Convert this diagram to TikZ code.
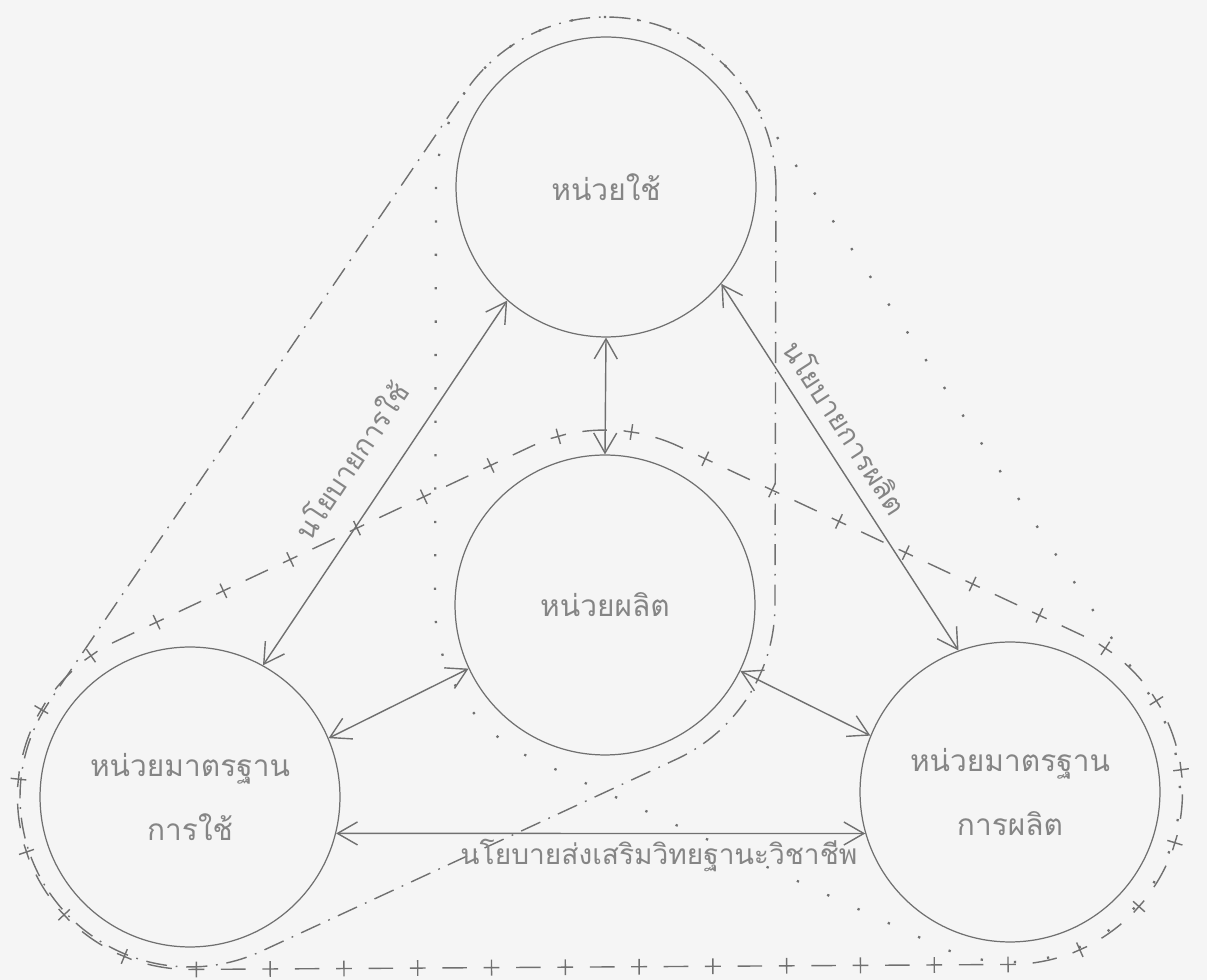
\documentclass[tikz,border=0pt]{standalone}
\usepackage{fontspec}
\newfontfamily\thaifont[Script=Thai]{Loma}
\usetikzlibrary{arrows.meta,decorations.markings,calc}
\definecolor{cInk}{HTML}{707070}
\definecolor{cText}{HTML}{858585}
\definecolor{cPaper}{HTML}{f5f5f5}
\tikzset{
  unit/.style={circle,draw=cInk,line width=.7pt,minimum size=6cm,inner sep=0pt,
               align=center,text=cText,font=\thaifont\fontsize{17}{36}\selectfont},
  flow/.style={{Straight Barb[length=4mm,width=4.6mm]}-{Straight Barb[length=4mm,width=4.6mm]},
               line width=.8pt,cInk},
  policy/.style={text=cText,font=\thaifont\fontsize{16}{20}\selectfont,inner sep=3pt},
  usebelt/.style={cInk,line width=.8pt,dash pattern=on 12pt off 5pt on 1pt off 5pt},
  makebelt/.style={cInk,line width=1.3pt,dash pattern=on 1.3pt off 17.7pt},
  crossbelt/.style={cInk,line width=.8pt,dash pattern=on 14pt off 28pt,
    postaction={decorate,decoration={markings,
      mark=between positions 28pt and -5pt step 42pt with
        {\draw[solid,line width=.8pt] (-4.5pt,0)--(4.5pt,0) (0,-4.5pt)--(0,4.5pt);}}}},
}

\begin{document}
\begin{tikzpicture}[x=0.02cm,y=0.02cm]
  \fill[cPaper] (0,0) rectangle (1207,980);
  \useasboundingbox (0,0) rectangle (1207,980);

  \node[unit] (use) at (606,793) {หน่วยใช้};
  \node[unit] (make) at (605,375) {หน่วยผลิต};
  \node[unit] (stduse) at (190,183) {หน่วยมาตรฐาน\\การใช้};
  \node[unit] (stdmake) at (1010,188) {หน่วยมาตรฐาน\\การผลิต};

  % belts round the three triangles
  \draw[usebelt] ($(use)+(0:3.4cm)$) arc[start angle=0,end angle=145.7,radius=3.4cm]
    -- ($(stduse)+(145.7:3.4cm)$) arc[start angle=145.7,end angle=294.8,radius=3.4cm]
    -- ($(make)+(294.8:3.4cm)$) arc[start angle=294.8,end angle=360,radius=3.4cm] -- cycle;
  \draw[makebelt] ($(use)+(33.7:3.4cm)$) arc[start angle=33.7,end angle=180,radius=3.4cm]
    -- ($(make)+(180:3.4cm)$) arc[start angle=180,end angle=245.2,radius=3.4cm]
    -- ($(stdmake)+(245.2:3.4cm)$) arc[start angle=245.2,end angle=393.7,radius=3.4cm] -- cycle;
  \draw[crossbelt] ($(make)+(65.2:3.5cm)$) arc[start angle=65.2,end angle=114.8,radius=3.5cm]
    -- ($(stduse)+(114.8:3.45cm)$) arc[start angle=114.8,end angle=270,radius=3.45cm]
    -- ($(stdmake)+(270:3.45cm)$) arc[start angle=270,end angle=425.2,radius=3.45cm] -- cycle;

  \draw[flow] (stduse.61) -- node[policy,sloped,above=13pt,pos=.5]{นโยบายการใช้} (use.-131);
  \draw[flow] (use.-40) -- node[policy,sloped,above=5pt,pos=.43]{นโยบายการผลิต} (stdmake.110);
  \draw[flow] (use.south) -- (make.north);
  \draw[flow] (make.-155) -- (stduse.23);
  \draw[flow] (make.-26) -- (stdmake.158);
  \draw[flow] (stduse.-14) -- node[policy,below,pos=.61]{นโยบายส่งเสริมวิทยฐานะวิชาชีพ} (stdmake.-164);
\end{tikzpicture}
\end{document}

The request: Quote the preceding listing precisely and completely, omitting its images.

Right answer:
Convert this diagram to TikZ code.
\documentclass[tikz,border=0pt]{standalone}
\usepackage{fontspec}
\newfontfamily\thaifont[Script=Thai]{Loma}
\usetikzlibrary{arrows.meta,decorations.markings,calc}
\definecolor{cInk}{HTML}{707070}
\definecolor{cText}{HTML}{858585}
\definecolor{cPaper}{HTML}{f5f5f5}
\tikzset{
  unit/.style={circle,draw=cInk,line width=.7pt,minimum size=6cm,inner sep=0pt,
               align=center,text=cText,font=\thaifont\fontsize{17}{36}\selectfont},
  flow/.style={{Straight Barb[length=4mm,width=4.6mm]}-{Straight Barb[length=4mm,width=4.6mm]},
               line width=.8pt,cInk},
  policy/.style={text=cText,font=\thaifont\fontsize{16}{20}\selectfont,inner sep=3pt},
  usebelt/.style={cInk,line width=.8pt,dash pattern=on 12pt off 5pt on 1pt off 5pt},
  makebelt/.style={cInk,line width=1.3pt,dash pattern=on 1.3pt off 17.7pt},
  crossbelt/.style={cInk,line width=.8pt,dash pattern=on 14pt off 28pt,
    postaction={decorate,decoration={markings,
      mark=between positions 28pt and -5pt step 42pt with
        {\draw[solid,line width=.8pt] (-4.5pt,0)--(4.5pt,0) (0,-4.5pt)--(0,4.5pt);}}}},
}

\begin{document}
\begin{tikzpicture}[x=0.02cm,y=0.02cm]
  \fill[cPaper] (0,0) rectangle (1207,980);
  \useasboundingbox (0,0) rectangle (1207,980);

  \node[unit] (use) at (606,793) {หน่วยใช้};
  \node[unit] (make) at (605,375) {หน่วยผลิต};
  \node[unit] (stduse) at (190,183) {หน่วยมาตรฐาน\\การใช้};
  \node[unit] (stdmake) at (1010,188) {หน่วยมาตรฐาน\\การผลิต};

  % belts round the three triangles
  \draw[usebelt] ($(use)+(0:3.4cm)$) arc[start angle=0,end angle=145.7,radius=3.4cm]
    -- ($(stduse)+(145.7:3.4cm)$) arc[start angle=145.7,end angle=294.8,radius=3.4cm]
    -- ($(make)+(294.8:3.4cm)$) arc[start angle=294.8,end angle=360,radius=3.4cm] -- cycle;
  \draw[makebelt] ($(use)+(33.7:3.4cm)$) arc[start angle=33.7,end angle=180,radius=3.4cm]
    -- ($(make)+(180:3.4cm)$) arc[start angle=180,end angle=245.2,radius=3.4cm]
    -- ($(stdmake)+(245.2:3.4cm)$) arc[start angle=245.2,end angle=393.7,radius=3.4cm] -- cycle;
  \draw[crossbelt] ($(make)+(65.2:3.5cm)$) arc[start angle=65.2,end angle=114.8,radius=3.5cm]
    -- ($(stduse)+(114.8:3.45cm)$) arc[start angle=114.8,end angle=270,radius=3.45cm]
    -- ($(stdmake)+(270:3.45cm)$) arc[start angle=270,end angle=425.2,radius=3.45cm] -- cycle;

  \draw[flow] (stduse.61) -- node[policy,sloped,above=13pt,pos=.5]{นโยบายการใช้} (use.-131);
  \draw[flow] (use.-40) -- node[policy,sloped,above=5pt,pos=.43]{นโยบายการผลิต} (stdmake.110);
  \draw[flow] (use.south) -- (make.north);
  \draw[flow] (make.-155) -- (stduse.23);
  \draw[flow] (make.-26) -- (stdmake.158);
  \draw[flow] (stduse.-14) -- node[policy,below,pos=.61]{นโยบายส่งเสริมวิทยฐานะวิชาชีพ} (stdmake.-164);
\end{tikzpicture}
\end{document}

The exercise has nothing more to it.